Afinogenov continued to bounce around between lines and struggled to earn ice time as his coach still questioned his ability to protect the puck, make good decisions and play defense. In January, he received terrible news as what was originally expected to be a groin pull was actually a tear and he would be out indefinitely. An injury like that keeps any player on the shelf for an extended period of time, but for a player who's game is based heavily on speed, it's nothing short of a disaster. While Buffalo struggled to keep their head above water, including a streak in January where the team lost 10 in a row and 13 out of 14 games, Maxim waited, for that's all one can do with such an injury, for the tear to heal. The Sabres went from being in a solid playoff position to being on the outside looking in and, afraid to lose another player for nothing in return, Buffalo was forced to trade their captain Brian Campbell to the San Jose Sharks for Steve Bernier. While the Sabres struggles actually didn't have too much to do with Maxim's lack of production, it certainly didn't help and after Campbell left town many assumed that this was the end of the season for them.

Ultimately, the injury cost him 26 games and, unfortunately for Buffalo, his return hasn't really sparked much of a comeback in the Sabres. As a player, however, he seems more determined than ever. In his second game back, he scored 2 goals and added an assist in a game in which Buffalo beat the Philadelphia Flyers 5-2. Since his return, he's averaging a point per game. Fast forward to tonight's game (3/10) against the Rangers and you can see flashes of changed player. Late in overtime, Maxim was caught deep in the Rangers zone as New York was able to move the puck up quickly, trapping the speedy forward. The Rangers came in 3 on 2, dropped the puck back to the trailing man who quickly tried to slide the puck to the left wing for a quick, and wide open, one timer when Maxim appeared out of nowhere to block the pass and throw the puck to the boards near his defenseman. He saw that his man was going to collect the puck so he instantly changed directions, turned on those world class wheels and scorched through the middle of the ice and received a perfect pass in stride. He went in 1-on-1 against Henrik Lundqvist, but was stopped on a nifty little backhand shot. While he wasn't able to win the game for them, he may have saved it. It's the kind of play they expect to see from a guy with his natural skating ability. It's the kind of play for which I wish he was known, the kind of play only a guy with his level of natural skill can make. Maybe his return will help the Sabres scratch out a playoff spot. Maybe he'll show his coach that he's not a defensive liability, which will in turn allow him more ice time in which to produce offensively. Or maybe he'll disappear from the Buffalo roster in the off season and land on a team like Detroit, play with a guy like Pavel Datsyuk and compete for the scoring title. He has the ability, he just needs to show the will.

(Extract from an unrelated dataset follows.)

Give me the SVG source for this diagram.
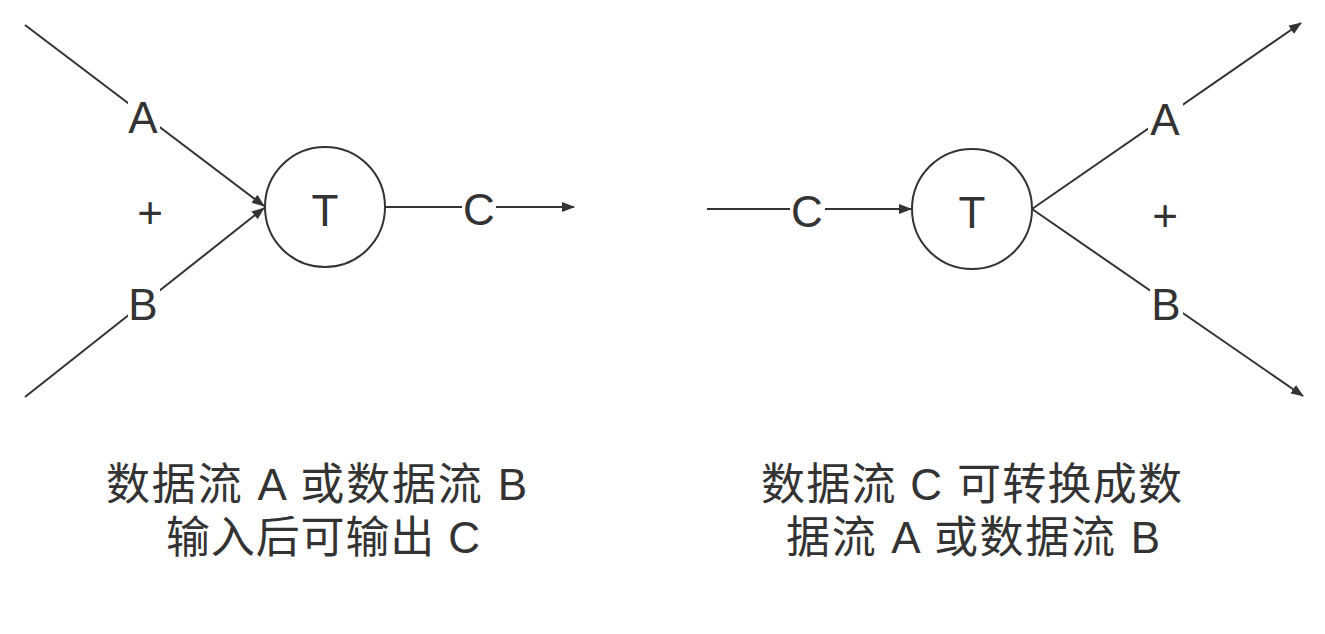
<svg xmlns="http://www.w3.org/2000/svg" width="1325" height="634" viewBox="0 0 1325 634">
  <style>
    .edge { stroke: #333; stroke-width: 2; fill: none; }
    .node { stroke: #333; stroke-width: 2; fill: #fff; }
    .lbl { font-family: "Liberation Sans", Arial, sans-serif; font-size: 44px; fill: #333; text-anchor: middle; }
    .bg { fill: #fff; }
    .cap { font-family: "Liberation Sans", "Noto Sans CJK SC", sans-serif; font-size: 44px; fill: #333; }
  </style>
  <defs>
    <marker id="arr" markerWidth="14" markerHeight="12" refX="12" refY="5" orient="auto" markerUnits="userSpaceOnUse">
      <path d="M0,0 L13,5 L0,10 z" fill="#333"/>
    </marker>
  </defs>
  <rect width="1325" height="634" fill="#fff"/>

  <g id="connectors">
    <!-- left diagram -->
    <path class="edge" d="M25,25 L264,206" marker-end="url(#arr)"/>
    <path class="edge" d="M25,397 L264,208" marker-end="url(#arr)"/>
    <path class="edge" d="M385,207 L574,207" marker-end="url(#arr)"/>
    <!-- right diagram -->
    <path class="edge" d="M707,209 L911,209" marker-end="url(#arr)"/>
    <path class="edge" d="M1032,209 L1301,23" marker-end="url(#arr)"/>
    <path class="edge" d="M1032,209 L1303,396" marker-end="url(#arr)"/>

    <!-- connector labels -->
    <g id="label-left-A">
      <rect class="bg" x="128" y="98" width="32" height="40"/>
      <text class="lbl" x="143" y="133">A</text>
    </g>
    <g id="label-left-B">
      <rect class="bg" x="128" y="286" width="32" height="40"/>
      <text class="lbl" x="143" y="320">B</text>
    </g>
    <g id="label-left-C">
      <rect class="bg" x="462" y="188" width="34" height="40"/>
      <text class="lbl" x="479" y="225">C</text>
    </g>
    <g id="label-right-C">
      <rect class="bg" x="790" y="190" width="35" height="40"/>
      <text class="lbl" x="807" y="227">C</text>
    </g>
    <g id="label-right-A">
      <rect class="bg" x="1148" y="100" width="35" height="40"/>
      <text class="lbl" x="1165" y="135">A</text>
    </g>
    <g id="label-right-B">
      <rect class="bg" x="1150" y="284" width="33" height="40"/>
      <text class="lbl" x="1166" y="320">B</text>
    </g>
    <text class="lbl" x="150" y="228">+</text>
    <text class="lbl" x="1165" y="231">+</text>
  </g>

  <g id="node-T-left">
    <ellipse class="node" cx="325" cy="207" rx="60" ry="60"/>
    <text class="lbl" x="325" y="226">T</text>
  </g>
  <g id="node-T-right">
    <ellipse class="node" cx="972" cy="209" rx="60" ry="60"/>
    <text class="lbl" x="972" y="228">T</text>
  </g>

  <g id="caption-left">
    <text class="cap" x="106" y="500" textLength="421" lengthAdjust="spacing">数据流 A 或数据流 B</text>
    <text class="cap" x="166" y="553" textLength="314" lengthAdjust="spacing">输入后可输出 C</text>
  </g>
  <g id="caption-right">
    <text class="cap" x="761" y="500" textLength="421" lengthAdjust="spacing">数据流 C 可转换成数</text>
    <text class="cap" x="786" y="553" textLength="374" lengthAdjust="spacing">据流 A 或数据流 B</text>
  </g>
</svg>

I wrote this because he's one of my favorite players to watch and he's also a somewhat unknown player among casual fans, if there is such a thing in hockey. For me, he embodies what makes the game exciting. He is exactly the kind of player that anyone could watch and understand why there are people who love this sport above all else and why it's a part of the fabric that makes up the Canadian culture. I understand Lindsey Ruff's concerns over the defensive play and he needs to learn to be more consistent in his own zone, but he's the kind of player that can change a game. At 29, he's not a young kid anymore and he might have 5-6 years left so I hope he figures it out because I'd love to see him have success again and I'd love to see the Sabres in the playoffs.